Um levantamento do Instituto Sou da Paz mostra que, em metade dos ataques contra escolas as armas vieram das casas dos atiradores, seja por se tratar de armas registradas por CACs, seja por uso de armas pertencentes a policiais.

Quais as características dos criminosos e quem são seus alvosCasos de ataques com armas de fogo nas escolas praticados por alunos e ex-alunos, em geral, são normalmente associados ao bullying e situações prolongadas de exposição a processos violentos, incluindo negligências familiares, autoritarismo parental e conteúdo disseminado em redes sociais e aplicativos de trocas de mensagem, afirma o levantamento.

"Os cooptados pelo discurso de extrema-direita são majoritariamente adolescentes brancos e heterossexuais, e a misoginia exerce um papel crucial no processo.
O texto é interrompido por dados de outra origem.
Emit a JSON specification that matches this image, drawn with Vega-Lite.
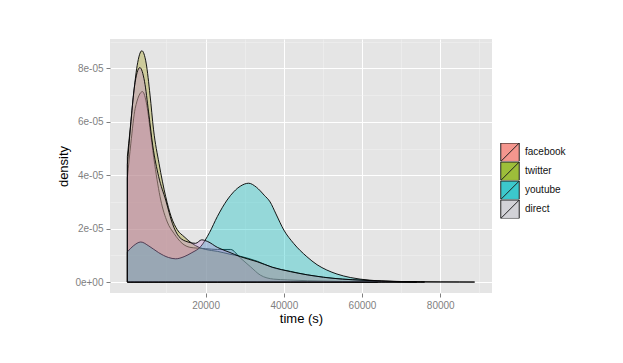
{
  "$schema": "https://vega.github.io/schema/vega-lite/v6.json",
  "width": 382,
  "height": 254,
  "autosize": {"type": "none"},
  "padding": {"left": 110, "top": 39, "right": 131, "bottom": 70},
  "background": "white",
  "config": {
    "view": {"fill": "#E5E5E5", "stroke": null},
    "font": "Liberation Sans",
    "axis": {
      "domain": false,
      "tickSize": 4,
      "tickColor": "#7F7F7F",
      "labelColor": "#7F7F7F",
      "labelFontSize": 10,
      "labelPadding": 3,
      "titleFontSize": 13,
      "titleFontWeight": "normal",
      "titleColor": "black",
      "grid": true
    }
  },
  "data": {
    "values": [
      {"source": "facebook", "time": 0, "density": 3.9e-5},
      {"source": "facebook", "time": 900, "density": 5.2e-5},
      {"source": "facebook", "time": 2000, "density": 6.5e-5},
      {"source": "facebook", "time": 3870, "density": 7.13e-5},
      {"source": "facebook", "time": 5000, "density": 6.6e-5},
      {"source": "facebook", "time": 6000, "density": 5.5e-5},
      {"source": "facebook", "time": 7000, "density": 4.4e-5},
      {"source": "facebook", "time": 8540, "density": 3.07e-5},
      {"source": "facebook", "time": 10200, "density": 2.25e-5},
      {"source": "facebook", "time": 11930, "density": 1.82e-5},
      {"source": "facebook", "time": 14000, "density": 1.45e-5},
      {"source": "facebook", "time": 16000, "density": 1.3e-5},
      {"source": "facebook", "time": 17900, "density": 1.27e-5},
      {"source": "facebook", "time": 20000, "density": 1.25e-5},
      {"source": "facebook", "time": 23000, "density": 1.22e-5},
      {"source": "facebook", "time": 26400, "density": 1.22e-5},
      {"source": "facebook", "time": 28900, "density": 0.9e-5},
      {"source": "facebook", "time": 31500, "density": 0.57e-5},
      {"source": "facebook", "time": 34000, "density": 0.26e-5},
      {"source": "facebook", "time": 37400, "density": 0.11e-5},
      {"source": "facebook", "time": 41000, "density": 0.08e-5},
      {"source": "facebook", "time": 46000, "density": 0.05e-5},
      {"source": "facebook", "time": 52000, "density": 0.03e-5},
      {"source": "facebook", "time": 58000, "density": 0.01e-5},
      {"source": "facebook", "time": 64000, "density": 0},

      {"source": "twitter", "time": 0, "density": 4.7e-5},
      {"source": "twitter", "time": 700, "density": 5.7e-5},
      {"source": "twitter", "time": 1500, "density": 6.9e-5},
      {"source": "twitter", "time": 2500, "density": 8.1e-5},
      {"source": "twitter", "time": 3700, "density": 8.66e-5},
      {"source": "twitter", "time": 4800, "density": 8.2e-5},
      {"source": "twitter", "time": 5800, "density": 7.0e-5},
      {"source": "twitter", "time": 6700, "density": 5.7e-5},
      {"source": "twitter", "time": 8100, "density": 4.44e-5},
      {"source": "twitter", "time": 9800, "density": 3.2e-5},
      {"source": "twitter", "time": 11200, "density": 2.45e-5},
      {"source": "twitter", "time": 12800, "density": 1.95e-5},
      {"source": "twitter", "time": 14500, "density": 1.7e-5},
      {"source": "twitter", "time": 16500, "density": 1.45e-5},
      {"source": "twitter", "time": 18300, "density": 1.3e-5},
      {"source": "twitter", "time": 20000, "density": 1.22e-5},
      {"source": "twitter", "time": 23000, "density": 1.15e-5},
      {"source": "twitter", "time": 26000, "density": 1.05e-5},
      {"source": "twitter", "time": 29000, "density": 0.96e-5},
      {"source": "twitter", "time": 33200, "density": 0.78e-5},
      {"source": "twitter", "time": 37000, "density": 0.55e-5},
      {"source": "twitter", "time": 41700, "density": 0.4e-5},
      {"source": "twitter", "time": 46000, "density": 0.27e-5},
      {"source": "twitter", "time": 50150, "density": 0.18e-5},
      {"source": "twitter", "time": 55000, "density": 0.11e-5},
      {"source": "twitter", "time": 60000, "density": 0.07e-5},
      {"source": "twitter", "time": 65000, "density": 0.04e-5},
      {"source": "twitter", "time": 70000, "density": 0.02e-5},
      {"source": "twitter", "time": 75000, "density": 0.012e-5},
      {"source": "twitter", "time": 80000, "density": 0.006e-5},
      {"source": "twitter", "time": 85000, "density": 0.003e-5},
      {"source": "twitter", "time": 88800, "density": 0},

      {"source": "youtube", "time": 0, "density": 1.13e-5},
      {"source": "youtube", "time": 1500, "density": 1.35e-5},
      {"source": "youtube", "time": 3440, "density": 1.5e-5},
      {"source": "youtube", "time": 5500, "density": 1.35e-5},
      {"source": "youtube", "time": 8000, "density": 1.1e-5},
      {"source": "youtube", "time": 10500, "density": 0.92e-5},
      {"source": "youtube", "time": 12360, "density": 0.87e-5},
      {"source": "youtube", "time": 14500, "density": 0.95e-5},
      {"source": "youtube", "time": 16500, "density": 1.1e-5},
      {"source": "youtube", "time": 18700, "density": 1.32e-5},
      {"source": "youtube", "time": 21000, "density": 1.85e-5},
      {"source": "youtube", "time": 23000, "density": 2.45e-5},
      {"source": "youtube", "time": 25500, "density": 3.07e-5},
      {"source": "youtube", "time": 27200, "density": 3.38e-5},
      {"source": "youtube", "time": 29000, "density": 3.6e-5},
      {"source": "youtube", "time": 31000, "density": 3.7e-5},
      {"source": "youtube", "time": 33000, "density": 3.55e-5},
      {"source": "youtube", "time": 35000, "density": 3.25e-5},
      {"source": "youtube", "time": 36500, "density": 3.0e-5},
      {"source": "youtube", "time": 38000, "density": 2.55e-5},
      {"source": "youtube", "time": 40000, "density": 1.95e-5},
      {"source": "youtube", "time": 42500, "density": 1.45e-5},
      {"source": "youtube", "time": 45900, "density": 0.95e-5},
      {"source": "youtube", "time": 48500, "density": 0.65e-5},
      {"source": "youtube", "time": 51000, "density": 0.45e-5},
      {"source": "youtube", "time": 53600, "density": 0.3e-5},
      {"source": "youtube", "time": 57000, "density": 0.17e-5},
      {"source": "youtube", "time": 62000, "density": 0.07e-5},
      {"source": "youtube", "time": 66000, "density": 0.03e-5},
      {"source": "youtube", "time": 70000, "density": 0.01e-5},
      {"source": "youtube", "time": 74000, "density": 0},

      {"source": "direct", "time": 0, "density": 4.4e-5},
      {"source": "direct", "time": 800, "density": 5.8e-5},
      {"source": "direct", "time": 1800, "density": 7.3e-5},
      {"source": "direct", "time": 3200, "density": 8.03e-5},
      {"source": "direct", "time": 4400, "density": 7.5e-5},
      {"source": "direct", "time": 5400, "density": 6.4e-5},
      {"source": "direct", "time": 6500, "density": 5.1e-5},
      {"source": "direct", "time": 8000, "density": 3.95e-5},
      {"source": "direct", "time": 9800, "density": 3.07e-5},
      {"source": "direct", "time": 11500, "density": 2.2e-5},
      {"source": "direct", "time": 13200, "density": 1.7e-5},
      {"source": "direct", "time": 15500, "density": 1.5e-5},
      {"source": "direct", "time": 17450, "density": 1.45e-5},
      {"source": "direct", "time": 19000, "density": 1.58e-5},
      {"source": "direct", "time": 20500, "density": 1.52e-5},
      {"source": "direct", "time": 23000, "density": 1.3e-5},
      {"source": "direct", "time": 26000, "density": 1.12e-5},
      {"source": "direct", "time": 28900, "density": 0.95e-5},
      {"source": "direct", "time": 33200, "density": 0.76e-5},
      {"source": "direct", "time": 37000, "density": 0.56e-5},
      {"source": "direct", "time": 41700, "density": 0.39e-5},
      {"source": "direct", "time": 46000, "density": 0.27e-5},
      {"source": "direct", "time": 50150, "density": 0.18e-5},
      {"source": "direct", "time": 55000, "density": 0.11e-5},
      {"source": "direct", "time": 60000, "density": 0.07e-5},
      {"source": "direct", "time": 65000, "density": 0.035e-5},
      {"source": "direct", "time": 70000, "density": 0.015e-5},
      {"source": "direct", "time": 76000, "density": 0}
    ]
  },
  "encoding": {
    "x": {
      "field": "time",
      "type": "quantitative",
      "title": "time (s)",
      "scale": {"domain": [-4440, 93240], "nice": false, "zero": false},
      "axis": {
        "values": [10000, 20000, 30000, 40000, 50000, 60000, 70000, 80000, 90000],
        "format": "d",
        "labelExpr": "datum.value % 20000 == 0 ? datum.label : ''",
        "tickOpacity": {"condition": {"test": "datum.value % 20000 != 0", "value": 0}, "value": 1},
        "gridColor": {"condition": {"test": "datum.value % 20000 != 0", "value": "#F2F2F2"}, "value": "white"},
        "gridWidth": {"condition": {"test": "datum.value % 20000 != 0", "value": 0.5}, "value": 1},
        "titlePadding": 2
      }
    },
    "y": {
      "field": "density",
      "type": "quantitative",
      "title": "density",
      "scale": {"domain": [-0.41e-5, 9.1e-5], "nice": false, "zero": false},
      "axis": {
        "values": [0, 1e-5, 2e-5, 3e-5, 4e-5, 5e-5, 6e-5, 7e-5, 8e-5, 9e-5],
        "labelExpr": "round(datum.value*1e5) % 2 == 1 ? '' : (datum.value == 0 ? '0e+00' : round(datum.value*1e5) + 'e-05')",
        "tickOpacity": {"condition": {"test": "round(datum.value*1e5) % 2 == 1", "value": 0}, "value": 1},
        "gridColor": {"condition": {"test": "round(datum.value*1e5) % 2 == 1", "value": "#F2F2F2"}, "value": "white"},
        "gridWidth": {"condition": {"test": "round(datum.value*1e5) % 2 == 1", "value": 0.5}, "value": 1},
        "titlePadding": 4
      }
    }
  },
  "layer": [
    {
      "transform": [{"filter": "datum.source == 'facebook'"}],
      "mark": {"type": "area", "interpolate": "monotone", "fill": "#D776C5", "fillOpacity": 0.35, "stroke": "black", "strokeWidth": 1, "strokeOpacity": 0.9}
    },
    {
      "transform": [{"filter": "datum.source == 'twitter'"}],
      "mark": {"type": "area", "interpolate": "monotone", "fill": "#A09B12", "fillOpacity": 0.35, "stroke": "black", "strokeWidth": 1, "strokeOpacity": 0.9}
    },
    {
      "transform": [{"filter": "datum.source == 'youtube'"}],
      "mark": {"type": "area", "interpolate": "monotone", "fill": "#00BFC4", "fillOpacity": 0.35, "stroke": "black", "strokeWidth": 1, "strokeOpacity": 0.9}
    },
    {
      "transform": [{"filter": "datum.source == 'direct'"}],
      "mark": {"type": "area", "interpolate": "monotone", "fill": "#C48DD3", "fillOpacity": 0.35, "stroke": "black", "strokeWidth": 1, "strokeOpacity": 0.9}
    },
    {
      "mark": {"type": "point", "filled": true, "opacity": 0},
      "encoding": {
        "color": {
          "field": "source",
          "type": "nominal",
          "scale": {
            "domain": ["facebook", "twitter", "youtube", "direct"],
            "range": ["#F5968E", "#9DBE3A", "#3CC8CC", "#D2D2D7"]
          },
          "legend": {
            "title": null,
            "orient": "none",
            "legendX": 390,
            "legendY": 104,
            "symbolType": "M-1,-1H1V1H-1Z M-1,1L1,-1",
            "symbolSize": 340,
            "symbolStrokeColor": "#222",
            "symbolStrokeWidth": 1,
            "symbolOpacity": 1,
            "clipHeight": 18.5,
            "rowPadding": 0,
            "labelFontSize": 10,
            "labelOffset": 5,
            "labelColor": "#111"
          }
        }
      }
    }
  ]
}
Não à toa, mulheres são alvos frequentes de atiradores em massa."

O estudo mostra que os meios e métodos pelos quais os jovens são atraídos incluem uso de humor; uso de estética e linguagem violentas como a linguagem da machosfera; trollagem; uso de jogos online; uso de imagens de ataques e compartilhamento de manifestos de atiradores como método de propaganda.

"Os alvos do ataque passam por uma dimensão ideológica. Os agressores demonstram intolerância por raça, gênero, e pela comunidade LGBTQIA+", afirma o professor da PUCPR.

Como educadores e pais podem contribuir para solução "É certo que a família já não tem mais o monopólio de imposição de valores, mas continua sendo fundamental no contexto de 'espelho' aos jovens. Muitos expressam o que vivenciam no núcleo familiar ou no bairro onde estão inseridos. Em uma família que preza democracia, liberdade e respeito às diferenças, admite os conflitos mas não usa a violência, é mais difícil que o adolescente queira expressar a violência com grau de letalidade", aponta Lima.

O documento criado pelo educador Daniel Cara e pesquisadores parceiros aponta que há urgência em fazer com que profissionais da educação recebam formação para identificar alterações de comportamento dos jovens.

"Entre essas mudanças cabe destacar eventos como interesse incomum por assuntos violentos e atitudes violentas, recusa de falar com professoras e gestoras mulheres, agressividade e uso de expressões discriminatórias, e exaltação a ataques em ambientes educacionais ou religiosos."